Sustainable Farm Forest Management Using Small-Scale Logging Methods
This applied research, demonstration, and educational outreach program (a) investigates the efficiencies, effects, and economics of harvesting farm woodlots, as well as other nonindustrial private forests (NIPFs), with methods already available to farmers (e.g., farm tractors and draft animals); (b) develops information that describes the current potential for and conduct of forest management and timber harvesting on farm forests; (c) develops an awareness among farmers of the potential costs and benefits of sustainable farm forest management and timber harvesting; and (d) provides information on how to develop and maintain a profitable, efficient, and safe timber harvesting component to farm income and sustainable farm forests.
Focussing on the northern New England region (ME, NH, and VT), this is being accomplished through a program defined by four specific tasks:
Applied research that compares both logging production/efficiency and costs/benefits using tractors and horses vs. conventional skidding with rubber-tired skidders in partial harvests; and forest sustainability effects of farm tractor and animal yarding, including impacts on soil, site disturbance, and residual stand quality.
A survey of farmers in the region who own forestland that elicits information on their interest in and experience with sustainable farm forest management and small-scale harvesting on their farm woodlands.
The development of a permanent small-scale farm forest harvesting demonstration area.
The production/distribution of both a videotape and brochure, and workshops that discuss and illustrate small-scale logging costs, benefits, and safety in the context of overall farm forest management and sustainability.
The following targets have been established for this project:
From field and survey research, develop baseline information on farm forest management and small-scale timber harvesting efficiencies, costs, benefits, and sustainability that will be useful to farmers who own and manage farm woodlots.
Results of this research will be widely disseminated in agricultural and forestry publications (e.g., Farming, Northern Logger, and extension publications in each state), as well as during workshops and other outreach efforts. This information will reach 1,000 farmers in the region, and influence the forest management behaviors of 100 farmers.

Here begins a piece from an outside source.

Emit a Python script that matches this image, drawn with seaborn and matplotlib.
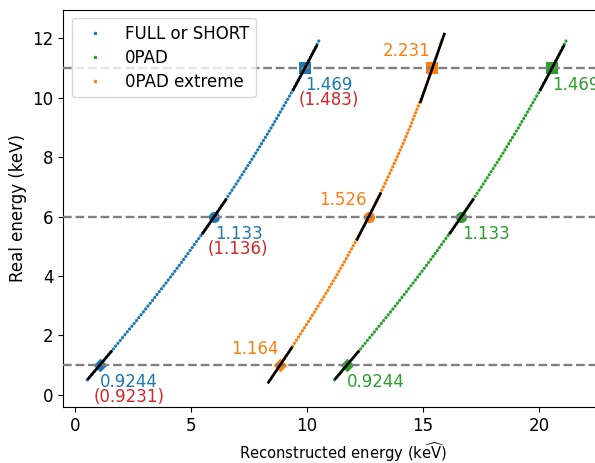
import numpy as np
import pandas as pd
import matplotlib
matplotlib.use("Agg")
import matplotlib.pyplot as plt
from matplotlib.lines import Line2D
import seaborn as sns

plt.rcParams['font.family'] = ['DejaVu Sans']
plt.rcParams['font.size'] = 12

# ---- data ----
real_energy = [0.5, 1.0, 1.5, 2.0, 2.5, 3.0, 3.5, 4.0, 4.5, 5.0, 5.5, 6.0,
               6.5, 7.0, 7.5, 8.0, 8.5, 9.0, 9.5, 10.0, 10.5, 11.0, 11.5, 12.0]
rec_full = [0.54, 1.08, 1.62, 2.14, 2.66, 3.17, 3.67, 4.16, 4.64, 5.10, 5.56, 6.01,
            6.44, 6.87, 7.28, 7.69, 8.08, 8.47, 8.84, 9.21, 9.56, 9.91, 10.24, 10.57]
rec_0pad = [11.18, 11.72, 12.26, 12.78, 13.30, 13.81, 14.31, 14.80, 15.28, 15.74, 16.20, 16.65,
            17.08, 17.51, 17.92, 18.33, 18.72, 19.11, 19.48, 19.85, 20.20, 20.55, 20.88, 21.21]
rec_0pad_ext = [8.41, 8.84, 9.27, 9.68, 10.09, 10.49, 10.88, 11.26, 11.63, 11.98, 12.33, 12.66,
                12.98, 13.29, 13.59, 13.88, 14.16, 14.43, 14.68, 14.93, 15.17, 15.40, 15.62, 15.83]

series_names = ["FULL or SHORT", "0PAD", "0PAD extreme"]
series_colors = ["tab:blue", "tab:green", "tab:orange"]

ref_energy = [1, 6, 11]
ref_markers = ["D", "o", "s"]
ref_marker_sizes = [7, 8, 8]
marker_rec = {
    "FULL or SHORT": [1.08, 6.01, 9.91],
    "0PAD": [11.72, 16.65, 20.55],
    "0PAD extreme": [8.84, 12.66, 15.40],
}
slopes = {
    "FULL or SHORT": [0.9244, 1.133, 1.469],
    "0PAD": [0.9244, 1.133, 1.469],
    "0PAD extreme": [1.164, 1.526, 2.231],
}
slope_labels = {
    "FULL or SHORT": ["0.9244", "1.133", "1.469"],
    "0PAD": ["0.9244", "1.133", "1.469"],
    "0PAD extreme": ["1.164", "1.526", "2.231"],
}
alt_labels = ["(0.9231)", "(1.136)", "(1.483)"]

curves = {
    "FULL or SHORT": rec_full,
    "0PAD": rec_0pad,
    "0PAD extreme": rec_0pad_ext,
}

df = pd.concat([
    pd.DataFrame({"rec": curves[n], "real": real_energy, "series": n})
    for n in series_names
], ignore_index=True)

fig = plt.figure(figsize=(5.95, 4.63), dpi=100)
ax = fig.add_axes([63.3 / 595, 56 / 463, (622 - 63.3) / 595, (407 - 9.7) / 463])

for name, col in zip(series_names, series_colors):
    sub = df[df["series"] == name]
    sns.lineplot(data=sub, x="rec", y="real", ax=ax, color=col, sort=False,
                 estimator=None, linewidth=2.3, linestyle=(0, (0.05, 1.1)),
                 dash_capstyle="round", zorder=2, legend=False)

half = 0.53
for name, col in zip(series_names, series_colors):
    for i, (e, m, ms) in enumerate(zip(ref_energy, ref_markers, ref_marker_sizes)):
        x0 = marker_rec[name][i]
        sns.scatterplot(x=[x0], y=[e], marker=m, s=ms ** 2, color=col,
                        edgecolor=col, linewidth=0, zorder=3, ax=ax, legend=False)
        s = slopes[name][i]
        ax.plot([x0 - half, x0 + half], [e - s * half, e + s * half],
                color="black", lw=1.9, zorder=5, solid_capstyle="butt")
        if name == "0PAD extreme":
            ax.annotate(slope_labels[name][i], (x0, e), xytext=(-1.2, 8.3),
                        textcoords="offset points", ha="right", va="baseline",
                        color=col, fontsize=12)
        else:
            ax.annotate(slope_labels[name][i], (x0, e), xytext=(0.3, -5.8),
                        textcoords="offset points", ha="left", va="top",
                        color=col, fontsize=12)
            if name == "FULL or SHORT":
                ax.annotate(alt_labels[i], (x0, e), xytext=(-4.6, -16.6),
                            textcoords="offset points", ha="left", va="top",
                            color="tab:red", fontsize=12)

for e in ref_energy:
    ax.axhline(e, color="gray", ls="--", lw=1.7, zorder=4)

ax.set_xlim(-0.49, 23.56)
ax.set_ylim(-0.41, 12.96)
ax.set_xticks([0, 5, 10, 15, 20])
ax.set_yticks([0, 2, 4, 6, 8, 10, 12])
ax.set_xlabel(r"Reconstructed energy (k$\widehat{\mathrm{eV}}$)", fontsize=10.6)
ax.set_ylabel("Real energy (keV)")

handles = [Line2D([], [], ls="none", marker=".", markersize=3, color=c)
           for c in series_colors]
ax.legend(handles, series_names, loc="upper left", fontsize=12, labelspacing=0.36)

fig.savefig("out.png", dpi=100)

Conduct outreach to farmers in northern New England who have an interest in and potential for farm forest management that includes small-scale logging with the information developed through field and survey research. "Train-the trainer" workshops will attract 30 agriculture and forestry professionals in each of the three states. Trainers will be identified through state extension, Farm Bureau, and forestry offices. Of these, 10 trainers in each state will actively disseminate the information/videotapes developed by the field and survey research to a total of 50 farmer-constituents per state. Approximately 25 of these farmers per state (total = 75) will implement one or more aspects of the outreach efforts in the ensuing two years. The demonstration site in Orono, ME, will attract 100 visitors per year, 50 of which will visit during the University of Maine Witter Farm Open House, and will influence the farm forest management behavior of 5 farmers per year.
The success of this project will be gauged by several measures: Numbers of individuals visiting the demonstration site and feedback as indicated on survey cards attached to the brochure available at a kiosk at the demonstration site; workshop evaluations solicited from participants at the workshops in Maine, New Hampshire, and Vermont; number of requests for the videotape, as well as feedback from those receiving and viewing the tape via an accompanying brochure/survey card soliciting reactions to the tape, as well as intention and/or implementation to engage in small-scale harvesting methods; and a follow-up survey of registered workshop participants for the workshops held in each state.

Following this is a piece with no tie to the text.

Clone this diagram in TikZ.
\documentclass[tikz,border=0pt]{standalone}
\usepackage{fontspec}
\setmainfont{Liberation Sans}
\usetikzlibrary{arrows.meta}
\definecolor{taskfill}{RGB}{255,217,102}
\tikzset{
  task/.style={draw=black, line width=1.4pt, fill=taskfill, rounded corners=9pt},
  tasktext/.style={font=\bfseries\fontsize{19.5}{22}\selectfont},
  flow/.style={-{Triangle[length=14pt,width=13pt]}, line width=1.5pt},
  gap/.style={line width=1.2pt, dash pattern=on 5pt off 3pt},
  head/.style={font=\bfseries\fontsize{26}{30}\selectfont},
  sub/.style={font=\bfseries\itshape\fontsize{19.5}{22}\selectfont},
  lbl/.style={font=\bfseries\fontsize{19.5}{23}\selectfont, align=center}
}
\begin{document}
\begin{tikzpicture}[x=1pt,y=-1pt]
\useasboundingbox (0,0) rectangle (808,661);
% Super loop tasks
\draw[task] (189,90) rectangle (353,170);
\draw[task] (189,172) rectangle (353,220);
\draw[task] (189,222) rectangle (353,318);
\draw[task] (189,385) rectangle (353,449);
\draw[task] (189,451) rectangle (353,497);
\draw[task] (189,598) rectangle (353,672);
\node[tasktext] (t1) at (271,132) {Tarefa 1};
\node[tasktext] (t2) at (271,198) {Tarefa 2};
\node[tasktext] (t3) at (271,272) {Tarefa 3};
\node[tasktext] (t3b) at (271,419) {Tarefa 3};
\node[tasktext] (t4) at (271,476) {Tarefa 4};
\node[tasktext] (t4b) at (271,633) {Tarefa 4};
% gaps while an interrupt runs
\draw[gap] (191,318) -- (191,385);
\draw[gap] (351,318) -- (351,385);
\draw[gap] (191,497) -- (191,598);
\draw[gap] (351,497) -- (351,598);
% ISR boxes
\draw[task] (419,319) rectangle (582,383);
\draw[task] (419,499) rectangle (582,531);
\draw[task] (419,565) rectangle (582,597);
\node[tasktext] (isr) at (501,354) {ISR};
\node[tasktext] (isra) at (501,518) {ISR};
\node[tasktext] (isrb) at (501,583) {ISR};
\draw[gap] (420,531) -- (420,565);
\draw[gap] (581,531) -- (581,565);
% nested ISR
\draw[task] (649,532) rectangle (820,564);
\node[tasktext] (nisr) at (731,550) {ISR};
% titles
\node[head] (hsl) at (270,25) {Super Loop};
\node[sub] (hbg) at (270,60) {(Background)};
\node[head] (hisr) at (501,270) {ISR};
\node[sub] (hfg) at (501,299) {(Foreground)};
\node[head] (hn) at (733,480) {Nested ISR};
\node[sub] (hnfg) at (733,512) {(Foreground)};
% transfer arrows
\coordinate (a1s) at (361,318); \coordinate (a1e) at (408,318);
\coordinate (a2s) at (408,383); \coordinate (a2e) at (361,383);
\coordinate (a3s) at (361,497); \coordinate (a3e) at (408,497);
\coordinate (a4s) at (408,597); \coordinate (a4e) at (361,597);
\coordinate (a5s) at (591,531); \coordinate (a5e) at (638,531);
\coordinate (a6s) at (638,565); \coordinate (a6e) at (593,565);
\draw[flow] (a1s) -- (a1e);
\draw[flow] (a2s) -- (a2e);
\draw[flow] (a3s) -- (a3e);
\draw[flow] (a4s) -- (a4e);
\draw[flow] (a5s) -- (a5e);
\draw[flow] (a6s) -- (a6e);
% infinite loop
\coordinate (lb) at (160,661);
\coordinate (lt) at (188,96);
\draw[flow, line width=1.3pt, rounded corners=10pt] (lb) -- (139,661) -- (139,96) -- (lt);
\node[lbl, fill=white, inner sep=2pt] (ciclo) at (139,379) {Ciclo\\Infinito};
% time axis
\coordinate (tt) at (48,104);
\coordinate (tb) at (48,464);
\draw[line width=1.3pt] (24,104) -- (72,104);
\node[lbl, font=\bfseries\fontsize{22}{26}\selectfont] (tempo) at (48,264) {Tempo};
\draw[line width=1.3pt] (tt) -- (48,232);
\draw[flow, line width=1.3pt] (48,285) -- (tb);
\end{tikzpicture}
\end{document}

All field and survey data have been collected and continue to be analyzed. This data has helped to form the basis for the text of the video (DVD) and content of workshops.

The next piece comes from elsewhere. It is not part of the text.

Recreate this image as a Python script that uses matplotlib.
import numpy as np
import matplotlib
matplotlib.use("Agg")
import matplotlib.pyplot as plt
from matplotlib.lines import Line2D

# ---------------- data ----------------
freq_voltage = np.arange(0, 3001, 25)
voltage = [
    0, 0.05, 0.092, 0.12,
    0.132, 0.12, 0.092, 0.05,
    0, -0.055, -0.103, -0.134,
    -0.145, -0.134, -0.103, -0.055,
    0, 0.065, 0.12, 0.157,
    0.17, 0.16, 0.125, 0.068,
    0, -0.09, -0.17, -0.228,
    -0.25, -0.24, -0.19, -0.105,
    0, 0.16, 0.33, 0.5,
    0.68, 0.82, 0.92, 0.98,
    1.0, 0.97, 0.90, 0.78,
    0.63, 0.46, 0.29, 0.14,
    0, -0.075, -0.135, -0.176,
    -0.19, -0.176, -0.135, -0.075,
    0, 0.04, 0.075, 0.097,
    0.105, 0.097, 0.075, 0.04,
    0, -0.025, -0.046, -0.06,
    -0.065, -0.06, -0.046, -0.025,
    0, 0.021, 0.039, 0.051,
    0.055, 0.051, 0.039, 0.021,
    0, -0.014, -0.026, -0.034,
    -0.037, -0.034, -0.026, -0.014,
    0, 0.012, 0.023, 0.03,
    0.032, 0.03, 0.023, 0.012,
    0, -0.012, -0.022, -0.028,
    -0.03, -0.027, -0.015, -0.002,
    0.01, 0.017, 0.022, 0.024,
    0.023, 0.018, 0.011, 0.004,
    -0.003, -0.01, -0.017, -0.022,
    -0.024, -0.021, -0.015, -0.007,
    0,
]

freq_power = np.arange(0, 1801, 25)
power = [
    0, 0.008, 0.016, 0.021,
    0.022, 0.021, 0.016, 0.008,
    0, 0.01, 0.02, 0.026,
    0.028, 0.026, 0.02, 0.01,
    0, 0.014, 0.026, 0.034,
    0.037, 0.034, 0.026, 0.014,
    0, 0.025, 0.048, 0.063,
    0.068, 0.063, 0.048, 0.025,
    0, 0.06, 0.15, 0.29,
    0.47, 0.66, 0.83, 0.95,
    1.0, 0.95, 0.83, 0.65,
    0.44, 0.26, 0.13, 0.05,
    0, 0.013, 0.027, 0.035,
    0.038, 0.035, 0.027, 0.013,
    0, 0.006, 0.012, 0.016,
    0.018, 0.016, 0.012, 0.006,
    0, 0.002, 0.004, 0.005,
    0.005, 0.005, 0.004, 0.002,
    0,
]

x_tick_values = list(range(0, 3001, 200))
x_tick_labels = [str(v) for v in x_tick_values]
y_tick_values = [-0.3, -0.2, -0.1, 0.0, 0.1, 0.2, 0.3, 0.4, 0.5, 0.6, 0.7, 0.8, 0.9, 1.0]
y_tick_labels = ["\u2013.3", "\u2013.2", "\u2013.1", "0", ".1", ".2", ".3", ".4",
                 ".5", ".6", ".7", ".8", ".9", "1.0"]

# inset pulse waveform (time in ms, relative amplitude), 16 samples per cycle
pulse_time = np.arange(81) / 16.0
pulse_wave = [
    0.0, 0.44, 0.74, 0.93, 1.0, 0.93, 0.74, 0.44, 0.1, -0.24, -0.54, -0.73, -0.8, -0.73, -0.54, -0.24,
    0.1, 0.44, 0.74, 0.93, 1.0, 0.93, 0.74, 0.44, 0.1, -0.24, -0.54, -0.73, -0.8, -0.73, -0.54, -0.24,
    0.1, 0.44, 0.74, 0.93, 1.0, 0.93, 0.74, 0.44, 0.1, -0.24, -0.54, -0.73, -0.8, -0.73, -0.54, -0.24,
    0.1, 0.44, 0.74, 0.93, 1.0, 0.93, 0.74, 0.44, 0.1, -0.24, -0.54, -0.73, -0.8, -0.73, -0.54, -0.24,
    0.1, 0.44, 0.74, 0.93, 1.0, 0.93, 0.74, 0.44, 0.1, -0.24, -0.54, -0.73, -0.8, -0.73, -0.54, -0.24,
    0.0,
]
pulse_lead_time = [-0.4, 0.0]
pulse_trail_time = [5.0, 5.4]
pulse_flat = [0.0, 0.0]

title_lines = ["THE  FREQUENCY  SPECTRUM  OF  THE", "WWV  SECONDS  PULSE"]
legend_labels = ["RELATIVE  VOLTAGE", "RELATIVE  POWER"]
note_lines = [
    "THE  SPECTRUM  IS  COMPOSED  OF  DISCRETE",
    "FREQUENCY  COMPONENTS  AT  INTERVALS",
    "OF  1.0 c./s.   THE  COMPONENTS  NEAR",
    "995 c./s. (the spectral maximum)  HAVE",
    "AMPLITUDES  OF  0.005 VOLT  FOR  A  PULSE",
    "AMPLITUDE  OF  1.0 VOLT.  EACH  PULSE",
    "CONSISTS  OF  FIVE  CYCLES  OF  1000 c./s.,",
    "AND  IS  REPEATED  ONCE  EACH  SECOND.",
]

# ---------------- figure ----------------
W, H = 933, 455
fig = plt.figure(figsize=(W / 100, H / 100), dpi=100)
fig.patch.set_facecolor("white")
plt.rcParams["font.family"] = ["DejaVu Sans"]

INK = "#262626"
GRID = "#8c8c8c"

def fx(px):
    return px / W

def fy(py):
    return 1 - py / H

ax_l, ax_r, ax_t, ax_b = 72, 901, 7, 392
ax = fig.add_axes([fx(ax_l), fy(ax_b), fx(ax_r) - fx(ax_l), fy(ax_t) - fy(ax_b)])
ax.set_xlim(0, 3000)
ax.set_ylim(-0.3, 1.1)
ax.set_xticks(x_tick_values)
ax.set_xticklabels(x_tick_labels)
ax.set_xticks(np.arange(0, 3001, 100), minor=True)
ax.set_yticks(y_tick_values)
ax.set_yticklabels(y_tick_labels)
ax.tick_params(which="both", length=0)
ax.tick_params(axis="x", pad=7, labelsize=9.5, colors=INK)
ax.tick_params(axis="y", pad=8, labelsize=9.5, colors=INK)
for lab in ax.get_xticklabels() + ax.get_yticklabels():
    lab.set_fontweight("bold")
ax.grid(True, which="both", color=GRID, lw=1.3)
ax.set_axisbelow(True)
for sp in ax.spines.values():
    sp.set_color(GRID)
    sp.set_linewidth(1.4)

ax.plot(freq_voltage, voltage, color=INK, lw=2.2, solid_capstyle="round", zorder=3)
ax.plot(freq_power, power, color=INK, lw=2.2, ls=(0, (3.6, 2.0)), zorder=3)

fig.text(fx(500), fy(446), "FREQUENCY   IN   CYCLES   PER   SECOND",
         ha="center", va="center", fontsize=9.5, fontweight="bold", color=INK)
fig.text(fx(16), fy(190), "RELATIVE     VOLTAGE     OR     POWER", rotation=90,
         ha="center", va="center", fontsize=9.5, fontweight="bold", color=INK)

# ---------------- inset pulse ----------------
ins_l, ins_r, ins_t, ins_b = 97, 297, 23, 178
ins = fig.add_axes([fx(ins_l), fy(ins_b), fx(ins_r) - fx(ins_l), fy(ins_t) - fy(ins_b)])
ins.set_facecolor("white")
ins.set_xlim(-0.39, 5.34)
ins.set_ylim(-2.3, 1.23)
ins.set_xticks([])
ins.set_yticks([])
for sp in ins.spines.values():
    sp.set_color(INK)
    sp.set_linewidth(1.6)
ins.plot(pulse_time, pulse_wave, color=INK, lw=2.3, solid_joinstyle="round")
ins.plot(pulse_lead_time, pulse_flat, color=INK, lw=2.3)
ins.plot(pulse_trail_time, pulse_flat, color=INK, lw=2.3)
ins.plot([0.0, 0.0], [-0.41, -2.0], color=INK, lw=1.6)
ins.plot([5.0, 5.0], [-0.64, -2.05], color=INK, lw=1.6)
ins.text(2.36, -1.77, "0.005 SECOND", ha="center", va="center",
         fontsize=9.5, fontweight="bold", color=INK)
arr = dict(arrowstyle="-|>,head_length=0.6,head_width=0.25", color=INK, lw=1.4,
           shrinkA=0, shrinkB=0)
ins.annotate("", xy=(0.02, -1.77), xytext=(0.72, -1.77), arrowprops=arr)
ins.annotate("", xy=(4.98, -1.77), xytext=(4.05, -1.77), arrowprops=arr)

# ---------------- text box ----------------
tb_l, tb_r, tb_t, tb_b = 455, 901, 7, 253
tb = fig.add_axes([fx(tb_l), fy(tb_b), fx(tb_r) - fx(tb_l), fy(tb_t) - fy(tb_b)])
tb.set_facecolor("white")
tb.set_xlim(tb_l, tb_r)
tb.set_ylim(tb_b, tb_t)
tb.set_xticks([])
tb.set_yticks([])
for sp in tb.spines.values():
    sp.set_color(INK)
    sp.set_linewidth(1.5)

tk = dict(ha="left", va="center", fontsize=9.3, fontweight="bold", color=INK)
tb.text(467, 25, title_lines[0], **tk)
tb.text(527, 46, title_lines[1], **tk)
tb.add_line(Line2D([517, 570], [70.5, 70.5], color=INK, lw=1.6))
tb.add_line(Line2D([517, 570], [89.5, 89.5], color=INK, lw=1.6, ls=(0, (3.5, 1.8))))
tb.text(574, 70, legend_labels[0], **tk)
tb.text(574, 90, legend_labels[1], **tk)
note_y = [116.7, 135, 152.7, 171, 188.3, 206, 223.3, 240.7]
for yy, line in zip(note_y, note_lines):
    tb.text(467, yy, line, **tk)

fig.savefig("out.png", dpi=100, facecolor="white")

Field work on the small-scale logging demonstration site near the University of Maine's Witter Farm is complete, and signage has been installed there and the on-site brochre completed. All footage for the video (DVD) has been collected, and the production has been edited and printed. I am currently organizing workshops in VT, ME, and NH at which the DVD will be viewed and distributed, and the project discussed.
(NOTE: A project extension was requested and granted because the project PI was out of the country working on a Fulbright Scholarship in Nepal from July 2004 to January 2005. This had delayed the completion of tasks, such as the production of the videotape, several months. Project tasks planned to have been completed before this interruption (e.g., collection of field and survey data) were completed on time.)
Impacts and Contributions/Outcomes
There are no specific results to report during this reporting period. All performance targets scheduled to have been met before my departure for Nepal in July 2004 (e.g., field and survey data collection) have been completed. Subsequent targets, including the posting of signage in the demontration area, the on-site brochure, and the DVD production, have been completed. Workshops are currently being orgainized in each of the northern New England states.